The hill has a height of 147 meters (482 ft) and offers spectacular views of the Acropolis. Towards the south, you can see as far as the sea.
The other two hills are known as the Hill of the Nymphs – formerly the site of a shrine dedicated to the nymphs – and the Hill of the Pnyx, where people assembled in the sixth century BC. Together the three hills now form one large park with a network of paths that lead along ancient monuments.
Philopappos Monument
The Roman consul and senator Gaius Julius Antiochus Epiphanes Philopappos, a powerful aristocrat and friend of the Roman Emperor Trajan, admired Greek culture and long lived in Athens. He was seen in Athens as a benefactor, and often sponsored theater plays.

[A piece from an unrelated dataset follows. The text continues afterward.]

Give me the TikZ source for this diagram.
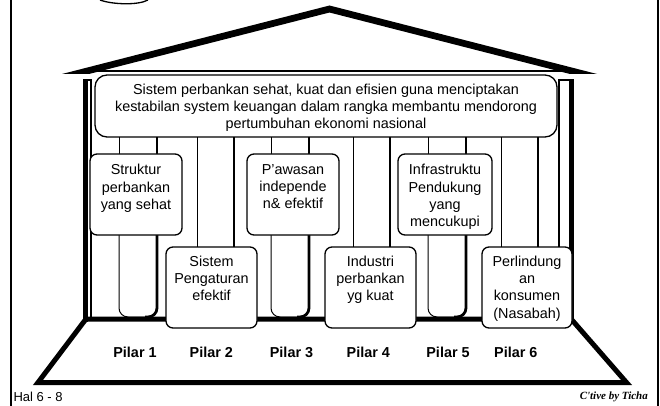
\documentclass[tikz,border=0pt]{standalone}
\usepackage{fontspec}
\setmainfont{Liberation Sans}
\newfontfamily\sigfont{Liberation Serif}
\begin{document}
\begin{tikzpicture}[x=1pt,y=-1pt,
  box/.style={draw,line width=1.3pt,fill=white,rounded corners=7pt,inner sep=0pt},
  txt/.style={align=center,inner sep=0pt,anchor=north,font=\fontsize{14.4}{17.3}\selectfont},
  pilarlbl/.style={font=\fontsize{14.4}{17}\selectfont\bfseries,anchor=base,inner sep=0pt},
  thinp/.style={line width=1pt},
  thickp/.style={line width=2.8pt},
  wall/.style={line width=5pt},
  frame/.style={line width=2pt}
]
\useasboundingbox (0,0) rectangle (660,406);
% page frame
\draw[frame] (11,0) -- (11,406);
\draw[frame] (658,0) -- (658,406);
% cut-off title stroke
\draw[line width=1.3pt] (100,0) .. controls (112,4.5) and (138,5.5) .. (148,0);
% roof
\fill (62,74) -- (329.5,5.5) -- (597,74) -- (570,74) -- (329.5,12.5) -- (89,74) -- cycle;
\draw[line width=2pt] (96,71) -- (563,71);
% walls
\draw[wall] (85.8,79.5) -- (85.8,321.7);
\draw[line width=1.3pt] (83.3,80) -- (91,80) -- (91,319);
\draw[wall] (571.3,79.5) -- (571.3,321.7);
\draw[line width=1.3pt] (573.8,80) -- (559,80) -- (559,319);
% floor
\draw[wall,line join=miter] (85.8,319.2) -- (38,382.5) -- (626.5,382.5) -- (571.3,319.2) -- cycle;
% pillars with upper boxes (U-shaped bottoms)
\foreach \xl/\xr in {119/157, 271/309, 428/466}{
  \draw[thinp] (\xl,130) -- (\xl,160);
  \draw[thickp] (\xr,130) -- (\xr,160);
  \draw[thinp,rounded corners=9pt] (\xl,230) -- (\xl,317) -- (\xr,317) -- (\xr,230);
  \draw[thickp,rounded corners=9pt] (\xr,230) -- (\xr,317) -- (\xr-12,317);
}
% pillars with lower boxes
\foreach \xl/\xr in {197/234, 353/390, 501/538}{
  \draw[thinp] (\xl,130) -- (\xl,252);
  \draw[thickp] (\xr,130) -- (\xr,252);
}
% main box
\node[box,rounded corners=12pt,minimum width=462pt,minimum height=62pt] (m) at (326,106) {};
\node[txt] (tm) at ([yshift=-9.3pt]m.north) {Sistem perbankan sehat, kuat dan efisien guna menciptakan\\kestabilan system keuangan dalam rangka membantu mendorong\\pertumbuhan ekonomi nasional};
% upper boxes
\node[box,minimum width=92pt,minimum height=81pt] (b1) at (136,194.5) {};
\node[box,minimum width=92pt,minimum height=81pt] (b3) at (293,194.5) {};
\node[box,minimum width=94pt,minimum height=81pt] (b5) at (445,194.5) {};
\node[txt] (t1) at ([yshift=-10.8pt]b1.north) {Struktur\\perbankan\\yang sehat};
\node[txt] (t3) at ([yshift=-10.8pt]b3.north) {P'awasan\\independe\\n\& efektif};
\node[txt] (t5) at ([yshift=-10.8pt]b5.north) {Infrastruktu\\Pendukung\\yang\\mencukupi};
% lower boxes
\node[box,minimum width=91pt,minimum height=81pt] (b2) at (211.5,287.5) {};
\node[box,minimum width=91pt,minimum height=81pt] (b4) at (370.5,287.5) {};
\node[box,minimum width=90pt,minimum height=81pt] (b6) at (527,287.5) {};
\node[txt] (t2) at ([yshift=-9.3pt]b2.north) {Sistem\\Pengaturan\\efektif};
\node[txt] (t4) at ([yshift=-9.3pt]b4.north) {Industri\\perbankan\\yg kuat};
\node[txt] (t6) at ([yshift=-9.3pt]b6.north) {Perlindung\\an\\konsumen\\(Nasabah)};
% pillar labels
\node[pilarlbl] (p1) at (135,357) {Pilar 1};
\node[pilarlbl] (p2) at (211.3,357) {Pilar 2};
\node[pilarlbl] (p3) at (291.5,357) {Pilar 3};
\node[pilarlbl] (p4) at (368.3,357) {Pilar 4};
\node[pilarlbl] (p5) at (448,357) {Pilar 5};
\node[pilarlbl] (p6) at (515.8,357) {Pilar 6};
% footer
\node[anchor=base west,inner sep=0pt,font=\fontsize{13}{15}\selectfont] (hal) at (13.3,401.7) {Hal 6 - 8};
\node[anchor=base east,inner sep=0pt,font=\fontsize{11}{13}\sigfont\itshape\bfseries] (sig) at (648,399) {C'tive by Ticha};
\end{tikzpicture}
\end{document}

After he died, the Athenians built a marble tomb and monument for the senator. The monument, completed in 119 AD, is twelve meters high and was built at the highest point of the Philopappos Hill. Now a ruin, the niches with statues of Philopappus and his grandfather Antiochus IV are still visible. The frieze below the niches depict Philopappos’s entrance in 109 AD in the city of Athens as Roman consul.
The Pnyx
The Pnyx, a hill just north of the Philopappos, is the birthplace of democracy. This was the place where, from 508 BC on (when Athens became a democracy), citizens assembled ten times a year to listen to orators and take political decisions.
From the still visible Bêma – the podium – leaders like Themistocles, Pericles and Demosthenes addressed the crowd, who was seated in a semicircle. Initially the crowd sat on bedrock, but later wooden benches were built. Originally there was seating for 5,000 people, eventually expanded to accommodate a crowd of an estimated 13,500 people. At the end of the fourth century, the Pnyx was abandoned when the assembly moved to the even larger Theater of Dionysus.
Hill of the Nymphs
The 103-meter-high Hill of the Nymphs, northwest of the Philopappos Hill, was in ancient times the site of a shrine dedicated to the nymphs, hence its name.
In 1842 Baron Sinas financed the construction of the first observatory of Athens, the Asteroskopeion. It was built atop the Hill of the Nymphs by the Danish architect Theophil Hansen, who created a neoclassical domed structure with a cross-shaped floorplan.
Koile
The Deme of Koile was an ancient suburb of Athens built in the valley between the Hill of the Muses and the Pnyx. A road, eight to twelve meters wide, ran through Koile and connected the Acropolis with Piraeus and the sea. A five hundred meter long section of the Koile road has been excavated.
The road was protected by the ‘Long Walls’, two walls that created an approximately six hundred meter (2000ft) wide safe corridor that led al the way to the harbor in Piraeus. In ancient times, this was one of the most important roads in Greece, and the street was lined with important structures and monuments.
Other sights
The area around the Philopappus Hill contains many more interesting historic sights, such as the prison of Socrates, the Deme of Melite and the Kimoneia (an ancient tomb), and it can take a good part of the day to discover them all. Fortunately, each sight is indicated with a placard which gives some historical info as well as photos and plans.